This is a very hard post for me to write, mostly because it is impossible to capture it all in words and difficult to convey how I really feel.
Last night I came down from putting Noah to bed and just cried. A lot.
Paul was super worried about me and thought something awful had happened. Nothing awful happened at all. It's just that Noah is almost four.
Here's how bedtime went:
Noah put on his footed pajamas himself. He brushed his teeth himself. He rinsed out his mouth. He raced to his bedroom and picked out his current favorite book: Little Panda. He picked out the words he knew and we practiced spelling panda over and over. He said his prayers and picked out people and moments he especially wanted to thank God for. He said the Lord's prayer. We sang Jesus Loves Me and Jesus Loves the Little Children.
Then he asked me to tell him about when he was a baby. I told him lots of stories about how PopPop used to rock him on the porch swing in the winter and how Gwen (our cat) used to snuggle up next to him. I told him again about his first birthday party and how he smashed the cake in his face. He asked if we used to tickle him the way we tickle Maeve.
We just laid in bed and talked for an entire hour.
He had just watched a show where an elephant was left out and cried. He was very worried about Stompy and being left out. I asked him if he felt left out and he said no. I told him there were lots of people who loved him very much, but he was worried that someday he would be left out. I told him that when he understands how much God loves him he will understand that he will never be left out.
He asked what shape it is where God lives.
I answered that it wasn't really a shape, but if I had to say it would be a circle.
He asked if it was big enough for everyone. I said it was. He asked if it was big enough for everyone and their houses, too. I said it probably was big enough for that.
He asked if it was big enough for the people who's houses broke that we saw on TV. He was remembering the earthquake in Haiti in January! I was stunned.
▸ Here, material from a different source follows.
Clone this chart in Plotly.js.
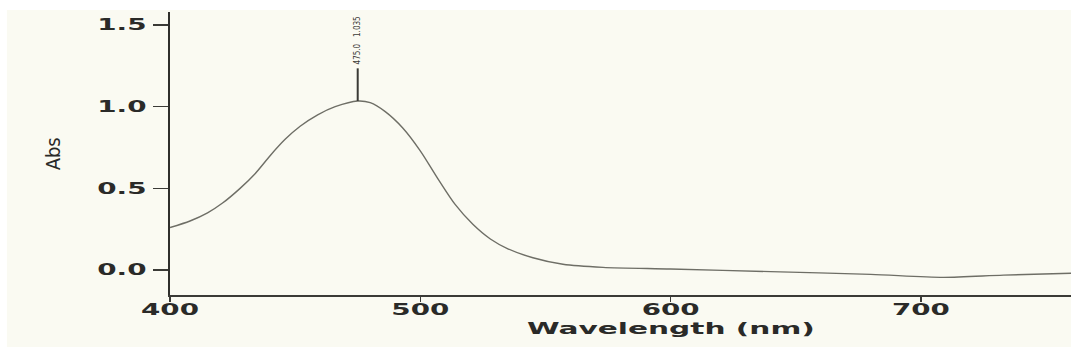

He asked if God could fix their houses and make sure that they could all fit in the big circle, so no one would be left out.
I was crying when he was saying this and he asked me why I was crying. I told him that I used to live with MomMom and PopPop but I don't live there anymore. I told him that the more he grows that someday he will move out and do new and great things and he won't snuggle with me at night anymore and I will be sad. I told him I was so happy for him and for how awesome he is and for all that God has in store for him, but that I was sad that he would never be little again. That I never wanted to imagine a day without him in my home anymore.
After we were done talking he asked me to sleep with him for a little while (he asks this every night). I said I would sleep for 1 second. He said Daddy always sleeps for thirty seconds. I agreed to thirty seconds.
You see, it's not that I don't want him to grow up, because I want him to have a great life, and he will. It's just that everything is so fleeting. Every moment is gone so quickly that I don't feel like I get to savor them enough, even when I am really in the moment. For now, we are still the center of his world. And while the incessant talking and needing and whining and questioning gets old very quickly, I just know that the burrowing he has done into my heart will slowly become a void each time he decides to go out and do something on his own.
I love who he is right now. More than I ever thought I could love. I absolutely love almost 4. I will probably love what is next too, but it's so hard to let go of this moment.
At least today on the way home from school he said that when he grows really big he will be 10. I said, you're never going to be 11? He said, no, 10 is super old, Mom.
and also in september
2 months ago
3 comments:
Thank you! What great parents!
Sweet post, made me teary too.....
Oh wow...I would have cried, too...and I'm sure I will in 5 months when Meghan turns 4.
(Today is my first visit. I saw that you had visited us...and wondered who it was...and glad it was you, Stephanie!)